___ RAW DATA
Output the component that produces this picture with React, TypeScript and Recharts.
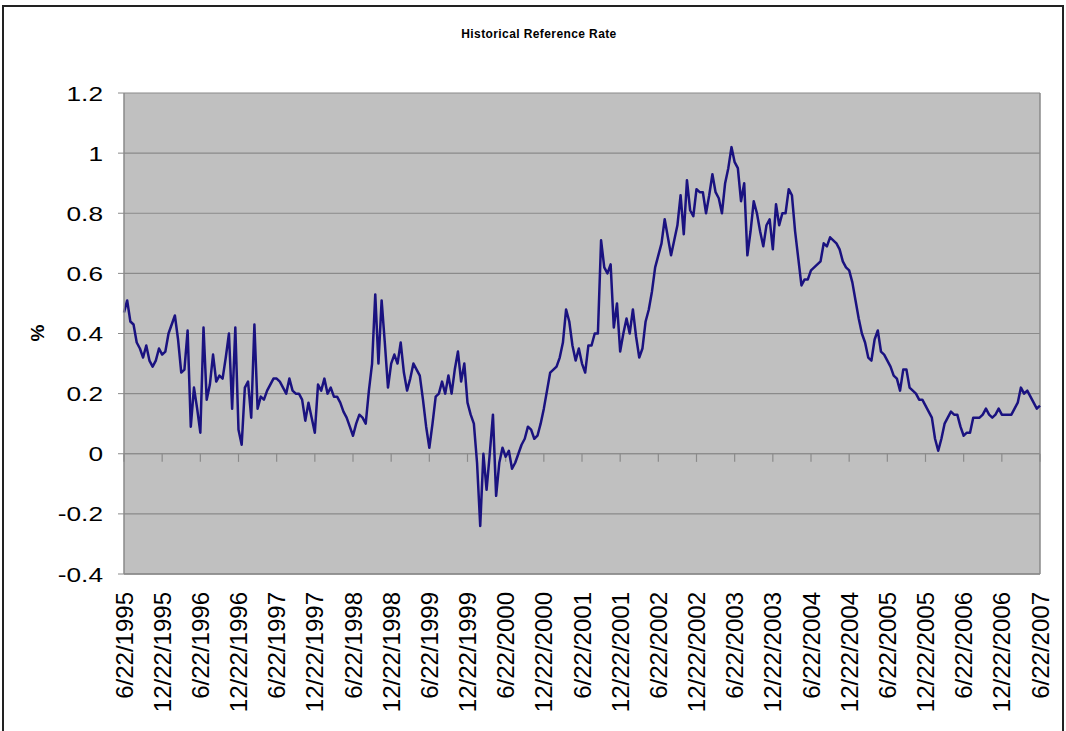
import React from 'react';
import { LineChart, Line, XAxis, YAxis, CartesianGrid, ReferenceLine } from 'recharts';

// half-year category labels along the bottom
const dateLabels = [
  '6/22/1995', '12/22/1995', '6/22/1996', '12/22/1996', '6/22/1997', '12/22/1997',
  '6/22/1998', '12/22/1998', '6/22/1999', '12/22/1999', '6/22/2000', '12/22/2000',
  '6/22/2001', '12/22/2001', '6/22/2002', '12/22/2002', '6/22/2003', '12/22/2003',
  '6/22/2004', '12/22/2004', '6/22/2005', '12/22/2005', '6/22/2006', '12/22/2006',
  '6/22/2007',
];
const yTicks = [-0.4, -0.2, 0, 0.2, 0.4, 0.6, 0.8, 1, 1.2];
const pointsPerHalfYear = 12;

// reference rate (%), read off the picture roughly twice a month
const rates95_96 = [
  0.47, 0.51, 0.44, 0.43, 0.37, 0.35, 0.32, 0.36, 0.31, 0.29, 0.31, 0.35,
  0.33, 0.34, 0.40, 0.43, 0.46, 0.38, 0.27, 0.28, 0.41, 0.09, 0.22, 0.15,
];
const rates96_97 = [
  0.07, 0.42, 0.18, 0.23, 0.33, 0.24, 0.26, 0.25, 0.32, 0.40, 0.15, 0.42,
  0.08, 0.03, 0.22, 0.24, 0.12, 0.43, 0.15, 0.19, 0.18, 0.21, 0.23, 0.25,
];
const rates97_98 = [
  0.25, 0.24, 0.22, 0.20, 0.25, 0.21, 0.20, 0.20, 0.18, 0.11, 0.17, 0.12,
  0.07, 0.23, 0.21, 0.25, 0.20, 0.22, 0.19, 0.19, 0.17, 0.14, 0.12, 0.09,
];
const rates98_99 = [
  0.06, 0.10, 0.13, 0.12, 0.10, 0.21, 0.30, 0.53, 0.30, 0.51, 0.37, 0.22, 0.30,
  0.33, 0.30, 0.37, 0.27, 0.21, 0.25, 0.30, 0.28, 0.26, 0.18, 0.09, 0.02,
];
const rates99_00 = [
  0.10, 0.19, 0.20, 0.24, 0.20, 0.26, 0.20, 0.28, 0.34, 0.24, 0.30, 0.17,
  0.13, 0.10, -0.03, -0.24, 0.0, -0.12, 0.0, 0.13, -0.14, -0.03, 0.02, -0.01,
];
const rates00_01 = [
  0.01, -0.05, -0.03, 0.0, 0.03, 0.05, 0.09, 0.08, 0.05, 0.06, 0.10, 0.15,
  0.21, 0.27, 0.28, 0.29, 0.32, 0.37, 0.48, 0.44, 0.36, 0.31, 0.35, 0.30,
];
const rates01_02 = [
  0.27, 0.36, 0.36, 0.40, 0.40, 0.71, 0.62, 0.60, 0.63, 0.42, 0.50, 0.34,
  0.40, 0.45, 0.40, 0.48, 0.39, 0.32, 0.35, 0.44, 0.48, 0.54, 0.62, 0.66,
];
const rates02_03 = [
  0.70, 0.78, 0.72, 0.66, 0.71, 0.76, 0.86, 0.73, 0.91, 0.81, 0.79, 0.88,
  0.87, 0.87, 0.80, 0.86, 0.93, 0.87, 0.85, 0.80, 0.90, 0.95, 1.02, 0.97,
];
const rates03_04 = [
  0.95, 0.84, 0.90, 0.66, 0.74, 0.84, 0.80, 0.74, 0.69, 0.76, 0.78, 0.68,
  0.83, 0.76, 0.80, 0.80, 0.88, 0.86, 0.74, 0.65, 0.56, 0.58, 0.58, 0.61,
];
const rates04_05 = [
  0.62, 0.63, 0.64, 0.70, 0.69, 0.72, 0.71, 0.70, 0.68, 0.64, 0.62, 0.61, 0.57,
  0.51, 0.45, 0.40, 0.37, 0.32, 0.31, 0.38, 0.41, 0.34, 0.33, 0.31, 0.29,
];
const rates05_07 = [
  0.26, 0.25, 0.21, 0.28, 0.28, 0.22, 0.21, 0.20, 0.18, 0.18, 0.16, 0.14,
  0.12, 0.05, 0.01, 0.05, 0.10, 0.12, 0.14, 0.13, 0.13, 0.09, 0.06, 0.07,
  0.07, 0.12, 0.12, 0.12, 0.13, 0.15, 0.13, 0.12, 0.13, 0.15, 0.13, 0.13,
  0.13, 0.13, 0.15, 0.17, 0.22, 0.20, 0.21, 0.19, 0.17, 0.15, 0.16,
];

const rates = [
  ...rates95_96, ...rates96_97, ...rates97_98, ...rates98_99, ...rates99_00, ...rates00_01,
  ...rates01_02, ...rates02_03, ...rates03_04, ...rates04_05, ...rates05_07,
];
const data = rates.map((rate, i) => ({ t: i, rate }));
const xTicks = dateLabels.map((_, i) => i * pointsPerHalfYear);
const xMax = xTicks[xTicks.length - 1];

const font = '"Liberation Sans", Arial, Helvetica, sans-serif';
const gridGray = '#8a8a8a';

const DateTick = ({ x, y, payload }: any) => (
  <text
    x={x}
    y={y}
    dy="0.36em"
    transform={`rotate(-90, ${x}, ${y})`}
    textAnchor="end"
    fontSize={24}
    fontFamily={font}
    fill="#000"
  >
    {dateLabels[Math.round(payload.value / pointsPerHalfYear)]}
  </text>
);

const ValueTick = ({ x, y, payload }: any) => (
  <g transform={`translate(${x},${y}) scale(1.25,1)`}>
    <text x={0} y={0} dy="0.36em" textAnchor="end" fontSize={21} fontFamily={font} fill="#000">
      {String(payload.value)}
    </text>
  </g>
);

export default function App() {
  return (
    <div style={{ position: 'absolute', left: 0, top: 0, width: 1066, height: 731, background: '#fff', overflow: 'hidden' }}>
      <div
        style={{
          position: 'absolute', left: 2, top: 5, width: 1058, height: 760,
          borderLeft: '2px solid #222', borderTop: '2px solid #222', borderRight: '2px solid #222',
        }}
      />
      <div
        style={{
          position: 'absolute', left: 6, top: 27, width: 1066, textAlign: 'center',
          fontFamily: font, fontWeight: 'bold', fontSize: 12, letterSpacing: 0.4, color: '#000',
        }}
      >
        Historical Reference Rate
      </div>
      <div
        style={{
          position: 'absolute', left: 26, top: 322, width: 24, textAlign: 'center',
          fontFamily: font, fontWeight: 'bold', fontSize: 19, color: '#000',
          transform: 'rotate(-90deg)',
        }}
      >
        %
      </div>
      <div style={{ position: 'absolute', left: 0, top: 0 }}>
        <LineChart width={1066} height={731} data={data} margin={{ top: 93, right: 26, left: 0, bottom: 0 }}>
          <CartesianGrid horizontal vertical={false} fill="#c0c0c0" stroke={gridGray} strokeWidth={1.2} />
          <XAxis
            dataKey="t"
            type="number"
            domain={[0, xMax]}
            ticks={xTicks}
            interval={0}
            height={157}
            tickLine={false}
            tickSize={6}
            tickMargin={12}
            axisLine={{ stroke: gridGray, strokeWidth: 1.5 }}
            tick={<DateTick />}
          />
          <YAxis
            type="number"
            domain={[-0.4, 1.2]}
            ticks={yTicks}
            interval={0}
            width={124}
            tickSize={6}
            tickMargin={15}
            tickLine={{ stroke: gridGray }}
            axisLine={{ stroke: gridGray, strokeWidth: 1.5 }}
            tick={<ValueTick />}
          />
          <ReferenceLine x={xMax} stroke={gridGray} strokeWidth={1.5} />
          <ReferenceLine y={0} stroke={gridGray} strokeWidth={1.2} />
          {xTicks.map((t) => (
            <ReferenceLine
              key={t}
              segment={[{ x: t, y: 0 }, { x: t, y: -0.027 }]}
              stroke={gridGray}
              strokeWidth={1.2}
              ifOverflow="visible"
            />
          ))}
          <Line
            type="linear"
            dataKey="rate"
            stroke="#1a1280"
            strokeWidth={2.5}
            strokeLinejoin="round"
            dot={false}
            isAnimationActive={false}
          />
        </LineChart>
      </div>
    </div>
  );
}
______
Look at the listing and set down only the lines from its start through the line with "const pointsPerHalfYear = 12;", word for word and without pictures.

§ EXERCISE RESULT:
Output the component that produces this picture with React, TypeScript and Recharts.
import React from 'react';
import { LineChart, Line, XAxis, YAxis, CartesianGrid, ReferenceLine } from 'recharts';

// half-year category labels along the bottom
const dateLabels = [
  '6/22/1995', '12/22/1995', '6/22/1996', '12/22/1996', '6/22/1997', '12/22/1997',
  '6/22/1998', '12/22/1998', '6/22/1999', '12/22/1999', '6/22/2000', '12/22/2000',
  '6/22/2001', '12/22/2001', '6/22/2002', '12/22/2002', '6/22/2003', '12/22/2003',
  '6/22/2004', '12/22/2004', '6/22/2005', '12/22/2005', '6/22/2006', '12/22/2006',
  '6/22/2007',
];
const yTicks = [-0.4, -0.2, 0, 0.2, 0.4, 0.6, 0.8, 1, 1.2];
const pointsPerHalfYear = 12;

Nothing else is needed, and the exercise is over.